The house comes with two new self-contained apartments located on the top floor and adjoining former coach house.
“The indoor swimming pool area and the annexe in the former coach house are two of my favourite features of The Old Rectory, but the Georgian architecture is just as stunning,” said Fine & Country agent Sue Sadler.
“This home evokes history and charm wherever you look, and you don’t often see houses with seven fireplaces! Set in the heart of the Chew Valley, it also offers fantastic views of the Mendip Hills in a beautiful quintessential English village.”
After 23 years in the house, the Rees-Moggs eventually sold the property for £820,000 to Tom Alexander, the CEO of Orange and T-mobile, in 2001.

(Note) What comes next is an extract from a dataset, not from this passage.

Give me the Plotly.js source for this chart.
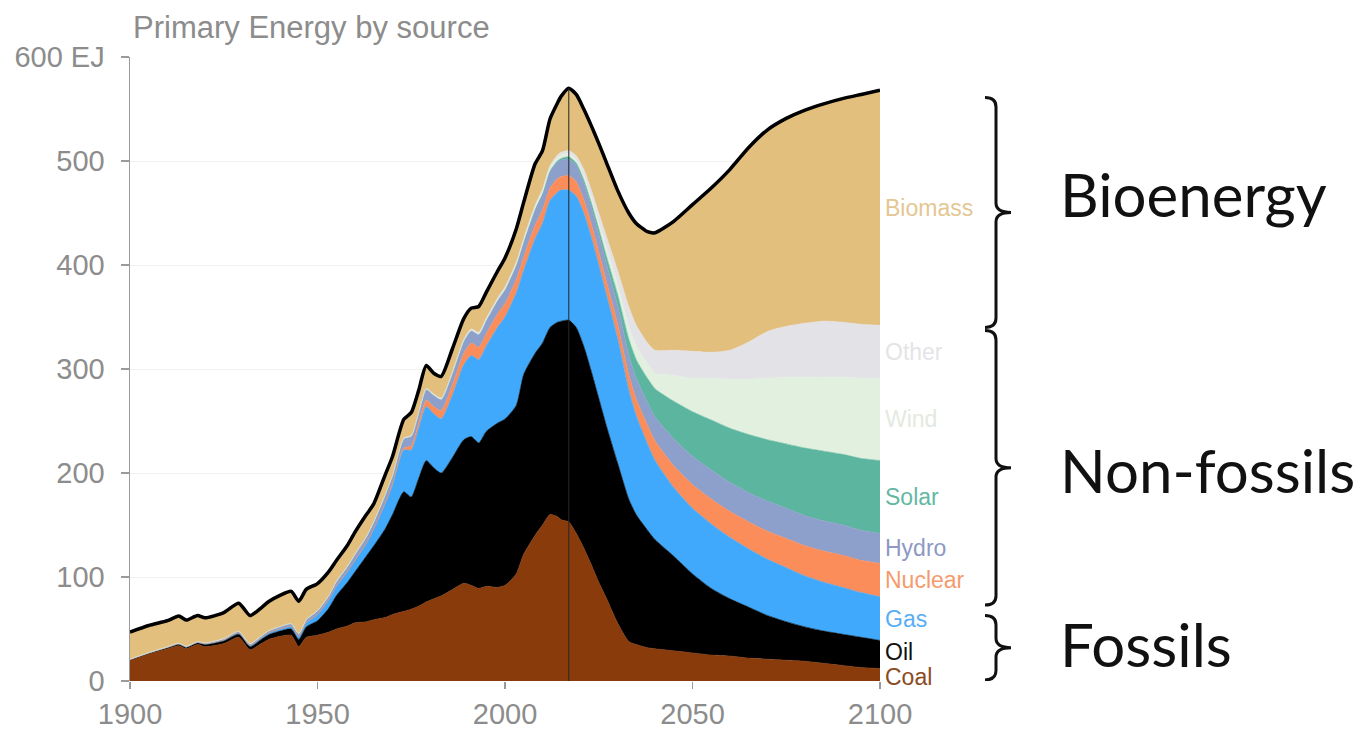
<!DOCTYPE html>
<html>
<head>
<meta charset="utf-8">
<script src="https://cdn.plot.ly/plotly-3.0.1.min.js"></script>
<style>
  html, body { margin: 0; padding: 0; background: #ffffff; }
  #chart { width: 1363px; height: 731px; }
</style>
</head>
<body>
<div id="chart"></div>
<script>
// ---- data (EJ per year) ----
const years = [1900,1905,1910,1913,1915,1918,1920,1925,1929,1932,
               1935,1937,1940,1943,1945,1947,1950,1953,1955,1958,
               1960,1963,1965,1968,1970,1973,1975,1977,1979,1981,
               1983,1986,1989,1991,1993,1995,1998,2000,2003,2005,
               2008,2010,2012,2014,2015,2017,2019,2021,2023,2025,
               2027,2030,2033,2035,2038,2040,2045,2050,2055,2060,
               2065,2070,2075,2080,2085,2090,2095,2100];

const coal = [20,26,31,34,31,35,33,36,42,30,
              36,40,43,44,33,42,44,47,50,53,
              56,57,59,61,64,67,69,72,76,79,
              82,88,94,92,89,91,90,92,103,122,
              140,150,160,158,155,153,142,128,112,95,
              80,56,38,35,32,31,29,27,25,24,
              22,21,20,19,17,15,13,12];

const oil = [0.5,0.6,1,1.2,1.3,1.5,2,2.5,3,3,
             4,4.5,5,6,7,10,14,23,32,42,
             49,63,71,85,96,115,108,123,136,126,
             118,127,138,143,140,149,158,160,162,173,
             175,175,180,187,191,194,198,194,186,177,
             166,154,137,125,113,105,91,76,64,55,
             49,42,37,33,31,30,29,27];

const gas = [0.2,0.3,0.4,0.5,0.5,0.6,0.7,1,1.2,1.3,
             1.5,1.8,2,2.5,3,4,6,8,9,10,
             11,12,16,24,28,40,45,48,52,52,
             52,60,72,78,80,82,92,98,108,100,
             110,115,122,125,126,125,126,128,129,128,
             126,120,105,95,83,76,66,63,62,59,
             56,54,52,49,47,45,43,42];

const nuclear = [0,0,0,0,0,0,0,0,0,0,
                 0,0,0,0,0,0,0,0,0,0,
                 0,0,0,0.5,1,2,4,5,6,7,
                 8,10,11,12,12,12,13,13,13,13,
                 13,13,12,13,13,14,14,13,13,13,
                 13,14,15,16,18,19,21,23,24,25,
                 26,27,28,29,30,31,31,32];

const hydro = [0.3,0.4,0.5,0.6,0.7,0.8,0.9,1.2,1.5,1.5,
               1.8,2,2.3,2.6,2.6,3,3.5,4,4.5,5.2,
               5.8,6.5,7,8,8.5,9,9.5,10,10.5,11,
               11,11.5,12,12,12.5,13,13,13.5,14,14.5,
               15,15,15.5,16,16,16,16,16,16,17,
               17,18,19,20,22,23,26,27,28,28,
               28,29,29,29,29,29,29,29];

const solar = [0,0,0,0,0,0,0,0,0,0,
               0,0,0,0,0,0,0,0,0,0,
               0,0,0,0,0,0,0,0,0,0,
               0,0,0,0,0,0,0,0,0.05,0.1,
               0.2,0.4,0.8,1.2,1.5,2,2,3,4,5,
               7,10,15,18,23,27,36,43,48,52,
               56,59,62,65,67,68,69,70];

const wind = [0,0,0,0,0,0,0,0,0,0,
              0,0,0,0,0,0,0,0,0,0,
              0,0,0,0,0,0,0,0,0,0,
              0,0,0,0,0,0,0.2,0.3,0.6,0.8,
              1.5,2,2.5,2.8,3,3,3,4,5,6,
              8,10,12,13,14,15,25,32,40,47,
              53,59,64,68,71,74,77,79];

const other = [0.1,0.1,0.1,0.1,0.1,0.1,0.1,0.1,0.1,0.1,
               0.1,0.1,0.1,0.1,0.1,0.1,0.2,0.2,0.2,0.3,
               0.3,0.3,0.3,0.3,0.4,0.5,0.6,0.7,0.8,0.9,
               1,1.2,1.4,1.5,1.6,1.7,1.8,2,2,2.2,
               2.4,2.5,2.6,2.8,2.9,3,4,6,7,9,
               11,13,19,20,20,22,24,26,25,28,
               36,45,49,52,54,53,52,51];

const biomass = [26,26,25,26,25,25,24,25,27,27,
                 27,28,30,31,31,29,26,23,20,20,
                 21,21,17,19,18,18,22,21,22,20,
                 21,22,20,20,25,25,26,28,32,35,
                 40,37,45,50,54,60,59,58,62,67,
                 71,77,90,98,107,113,124,141,158,174,
                 187,194,200,205,209,215,221,226];

const sourceNames = ['Coal','Oil','Gas','Nuclear','Hydro','Solar','Wind','Other','Biomass'];
const xTickVals = [1900,1950,2000,2050,2100];
const yTickVals = [0,100,200,300,400,500,600];
const yTickText = ['0','100','200','300','400','500','600 EJ'];
const todayYear = 2017;
const groups = [
  {name:'Bioenergy',   lo:340, hi:561, shift:18},
  {name:'Non-fossils', lo:73,  hi:337, shift:-2},
  {name:'Fossils',     lo:1,   hi:63,  shift:4}
];

// ---- styles ----
const fillColors = {
  Coal:'#8a3b0b', Oil:'#000000', Gas:'#41a9fb', Nuclear:'#fb8d5a', Hydro:'#8d9fcb',
  Solar:'#5cb59e', Wind:'#e2f0df', Other:'#e3e3e7', Biomass:'#e3bf7d'
};
const labelColors = {
  Coal:'#8b4a1f', Oil:'#111111', Gas:'#58aef2', Nuclear:'#f59b6d', Hydro:'#8e98c4',
  Solar:'#63b8a3', Wind:'#e3eae0', Other:'#e4e4e6', Biomass:'#e4c793'
};
const labelShift = {Oil:2, Coal:-2};
const series = [coal, oil, gas, nuclear, hydro, solar, wind, other, biomass];

// ---- traces ----
const traces = series.map((vals, i) => ({
  type:'scatter', mode:'lines', x:years, y:vals, name:sourceNames[i],
  stackgroup:'one', fillcolor:fillColors[sourceNames[i]],
  line:{width:0.6, color:fillColors[sourceNames[i]], shape:'spline', smoothing:0.6},
  hoverinfo:'skip'
}));

const total = years.map((_, j) => series.reduce((s, arr) => s + arr[j], 0));
traces.push({
  type:'scatter', mode:'lines', x:years, y:total, name:'Total',
  line:{width:3.5, color:'#000000', shape:'spline', smoothing:0.6}, hoverinfo:'skip'
});

// ---- labels at the right edge (band midpoints in the last year) ----
const last = years.length - 1;
const annotations = [];
let cum = 0;
series.forEach((vals, i) => {
  const mid = cum + vals[last] / 2;
  cum += vals[last];
  const nm = sourceNames[i];
  annotations.push({
    x: years[last], y: mid, xref:'x', yref:'y', xanchor:'left', yanchor:'middle',
    xshift: 3, yshift: labelShift[nm] || 0, showarrow:false, text: nm,
    font:{family:'Liberation Sans, Arial, sans-serif', size:23, color:labelColors[nm]}
  });
});

// ---- braces and group names ----
const px = v => (v - 130) / 750;   // pixel column -> paper x
const xe = px(985), xv = px(996), xt = px(1011);
const shapes = [];
groups.forEach(g => {
  const r = 9, mid = (g.lo + g.hi) / 2;
  const path = `M ${xe},${g.hi} Q ${xv},${g.hi} ${xv},${g.hi - r} L ${xv},${mid + r} ` +
               `Q ${xv},${mid} ${xt},${mid} Q ${xv},${mid} ${xv},${mid - r} ` +
               `L ${xv},${g.lo + r} Q ${xv},${g.lo} ${xe},${g.lo}`;
  shapes.push({type:'path', xref:'paper', yref:'y', path:path,
               line:{color:'#111111', width:3}, layer:'above'});
  annotations.push({
    x: px(1058), y: mid, xref:'paper', yref:'y', xanchor:'left', yanchor:'middle',
    yshift: g.shift, showarrow:false, text: g.name,
    font:{family:'Lato, "Open Sans", sans-serif', size:60, color:'#111111'}
  });
});

// today marker line
const todayIdx = years.indexOf(todayYear);
shapes.push({type:'line', xref:'x', yref:'y', x0:todayYear, x1:todayYear,
             y0:0, y1:total[todayIdx], line:{color:'rgba(40,40,40,0.85)', width:1.2}, layer:'above'});

const layout = {
  width:1363, height:731,
  margin:{l:130, r:483, t:57, b:50, pad:0},
  paper_bgcolor:'#ffffff', plot_bgcolor:'#ffffff',
  showlegend:false,
  title:{
    text:'Primary Energy by source', xref:'container', yref:'container',
    x:133/1363, xanchor:'left', y:1 - 27/731, yanchor:'middle',
    font:{family:'Liberation Sans, Arial, sans-serif', size:31, color:'#8c8c8c'}
  },
  xaxis:{
    range:[1900,2100], tickvals:xTickVals, ticktext:xTickVals.map(String),
    showgrid:false, zeroline:false, showline:false,
    ticks:'outside', ticklen:7, tickwidth:1.2, tickcolor:'#9a9a9a',
    ticklabelstandoff:0,
    tickfont:{family:'Liberation Sans, Arial, sans-serif', size:29, color:'#8c8c8c'}
  },
  yaxis:{
    range:[0,600], tickvals:yTickVals, ticktext:yTickText,
    showgrid:true, gridcolor:'#f1f1f1', gridwidth:1, zeroline:false,
    showline:true, linecolor:'#9a9a9a', linewidth:1.5,
    ticks:'outside', ticklen:8, tickwidth:1.2, tickcolor:'#9a9a9a',
    ticklabelstandoff:10,
    tickfont:{family:'Liberation Sans, Arial, sans-serif', size:29, color:'#8c8c8c'}
  },
  annotations:annotations,
  shapes:shapes
};

Plotly.newPlot('chart', traces, layout, {staticPlot:true, displayModeBar:false});
</script>
</body>
</html>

Alexander lived in the house for a further 20 years — even renting it out to Irish family band, The Corrs, for a year. He used the extension on the former coach house — now where the swimming pool is located — as a garage for his extensive car collection, complete with underfloor heating.
In 2020, the house was sold for £1.35 million to its current owners, who were seeking a house in the country to accommodate their children and grandchildren.
"It was the massive, beautiful Georgian windows that I first fell in love with, but this property has so many incredible features it was hard to take it all in,” one of the sellers commented. “I just felt this home was perfect."
Now, however, the owners are looking to downsize, and plan to move to Cornwall. They said: "I will probably miss most the huge sacred Yew tree that sits outside my office window and casts shade in heatwaves.
“I will also miss my kitchen. It is a traditional kitchen with a massive Aga set into a fireplace, where we gather when we have friends around. We have made some wonderful friends here too, and we know they will make the new owners feel as welcome as they have us."
According to Sadler, the house would suit a family looking to live on the outskirts of Bristol, Bath and Wells, due to the concentration of state and private schools.